RAG-powered search with Vertex AI
Building a RAG-powered search with Vertex AI involves 4 key steps
Gather documents or knowledge base.
Create text embeddings from knowledge case.
Create Search Index using Vertex AI.
Create query embeddings to retrieve closest matches and add to prompt that is sent to the LLM for a response.
Gather data into Google Cloud Storage
The first step is collecting and storing the relevant data. This could be documents, product details, knowledge articles—whatever data your chatbot will need to pull from. By storing this data in Google Cloud Storage (or any cloud storage), you make it easily accessible for further processing.
Create Text Embeddings
Once your data is stored, the next step is to convert this raw text into embeddings. This involves using a model to represent text as vectors in a high-dimensional space. These embeddings capture the semantic meaning of the text, allowing you to measure how similar or relevant different pieces of content are to a given query.
For e.g, load your file and convert each sentence to embeddings, using the code below,
def load_file(sentence_file_path):
data = []
storage_client = storage.Client(project)
bucket = storage_client.bucket(bucket_name)
blob = bucket.blob(sentence_file_path)
str_json = blob.download_as_text()
file = str_json.splitlines()
for line in file:
entry = json.loads(line)
data.append(entry)
return data
def generate_text_embeddings(sentences):
model = TextEmbeddingModel.from_pretrained("textembedding-gecko@001")
embeddings = model.get_embeddings(sentences)
vectors = [embedding.values for embedding in embeddings]
return vectors
You can then store the embeddings themselves in Google Cloud Storage.
Create a Vector Search using the Embeddings
With the embeddings in hand, you can now set up a Vector Saerch. This allows you to search for documents by comparing the query's embedding against the embeddings of all stored documents. Vertex AI's Vector Search (previously known as matching engine) provides an easy to use no-code to index the embeddings and perform fast, approximate nearest neighbour search to retrieve the most relevant documents. Bonus: You can use embeddings stored directly in Google Cloud Storage!
Create a Prompt with Context
Once you’ve identified the most relevant documents, it’s time to feed this information into your model.

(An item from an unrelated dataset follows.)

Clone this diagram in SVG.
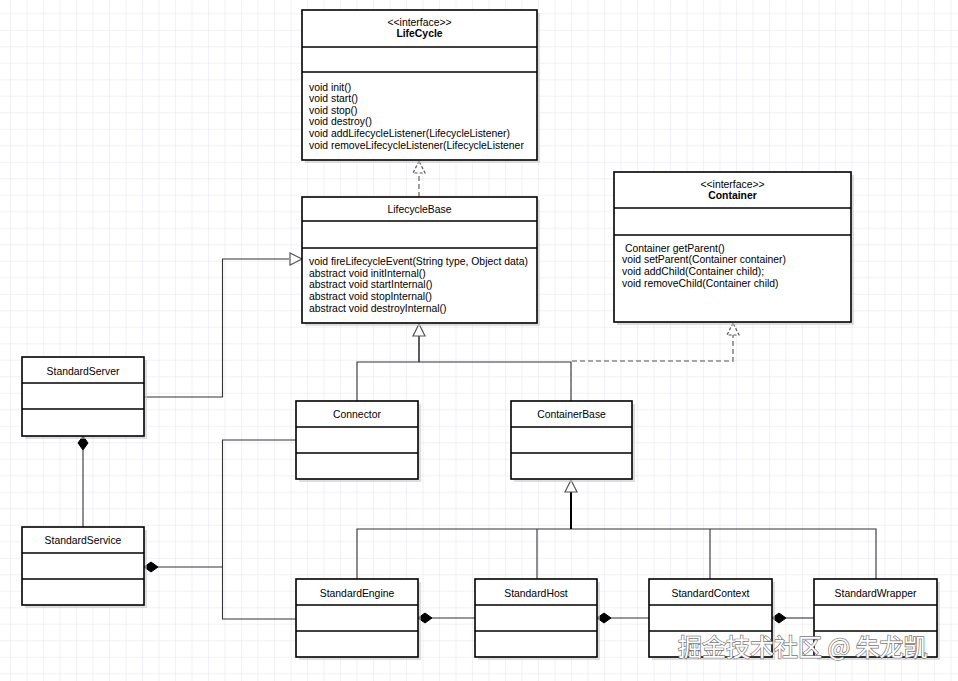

You’ll create a prompt that combines the original query with the contextual data pulled from the search results. This context helps the model generate a more informed and accurate response, effectively augmenting the LLM’s output with real-time, domain-specific data.
By combining these steps, RAG-powered search with Vertex AI can provide powerful, contextually aware responses, bringing together the best of both generative AI and external data retrieval.
For e.g, find below Gemini answering questions about a regional book!
How to make your search better?
We already have a pretty sophisticated search in under 2 hours of work! But how would make this even better?
Choose the right retrieval mechanism. Depending on the type of content and the complexity of the queries, different techniques can yield better results.
The way you structure your content plays a huge role in improving search. Well-organized data is easier to index and retrieve. Consider using clear headings, paragraphs, and standardized formats to allow for better parsing and indexing by retrieval systems.
Effective chunking is critical for improving search accuracy. Breaking documents into smaller, meaningful segments helps the retrieval system focus on the most relevant pieces of content.
Incorporating metadata into your search strategy adds another layer of refinement.
Finally, improving your embeddings can make your search more nuanced.